If a jury of car drivers can understand how a “reasonable pilot” 15 would see one situation, a jury of men can see how a reasonable woman would see another event. The crucial ingredient is empathy.

 

Check it out in the office tomorrow. He’s coming on, she’s backing off, he keeps coming. Read the body language. There’s a Playboy calendar on the wall and a PMS joke in the boardroom and the boss is just being friendly. How would a reasonable woman feel?

 

At this moment, when the air is crackling with hostility and consciousness-raising has the hair sticking up on the back of many necks, guess what? Men can “get it.” Reasonable men.

 

Topics for Critical Thinking and Writing

 

1.         Goodman is a journalist, which means in part that her writing is lively. Point to two or three sentences that you would not normally find in a textbook, and evaluate them. (Example: “Okay boys and girls, back to your corners,” para. 5.) Are the sentences you have selected effective? Why, or why not?

 

2.         Why does Goodman describe date rape as a “should-be oxymoron” (para. 7)?

 

3.         In paragraphs 11 and 12 Goodman speaks of “the reasonable woman standard.” In recent years several cases have come to the courts in which women have said that they are harassed by posters of nude women in the workplace.

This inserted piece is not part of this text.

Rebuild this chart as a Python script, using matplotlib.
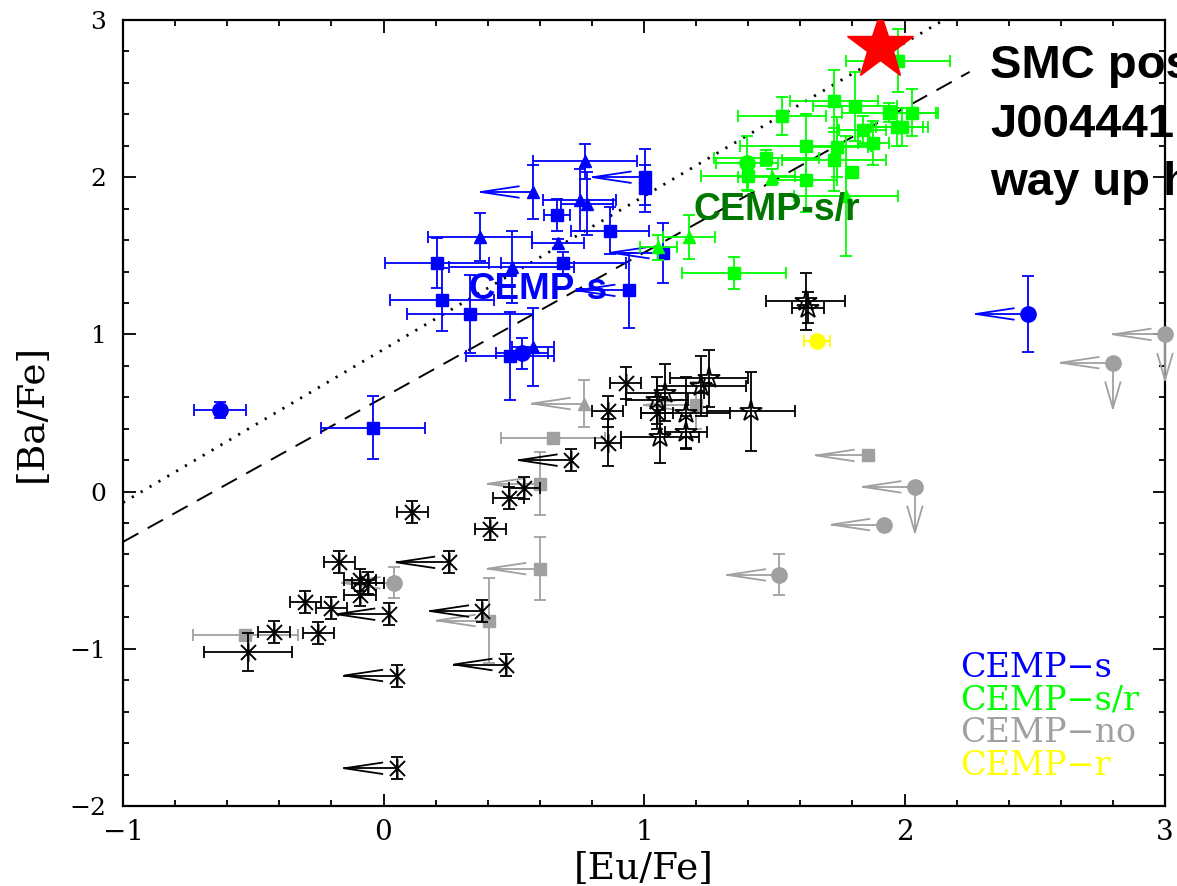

Such posters have been said to create an intimidating, hostile, or offensive environment.” (a) What do you think Goodman’s opinion of these cases would be? (b) Imagine that you are a member of the jury deciding such a case. What is your verdict? Why?

 

4.         According to Goodman’s account of the law (paras. 8—13), the criterion for sexual harassment is whether the “reasonable woman” would regard the “environment” in which she works (or studies) as “intimidating” or ~~coercive,” thus causing her to “feel harassed.” In a 500-word essay describe three hypothetical cases, one of which you believe clearly involves sexual harassment, a second that clearly does not, and a third that is a borderline case.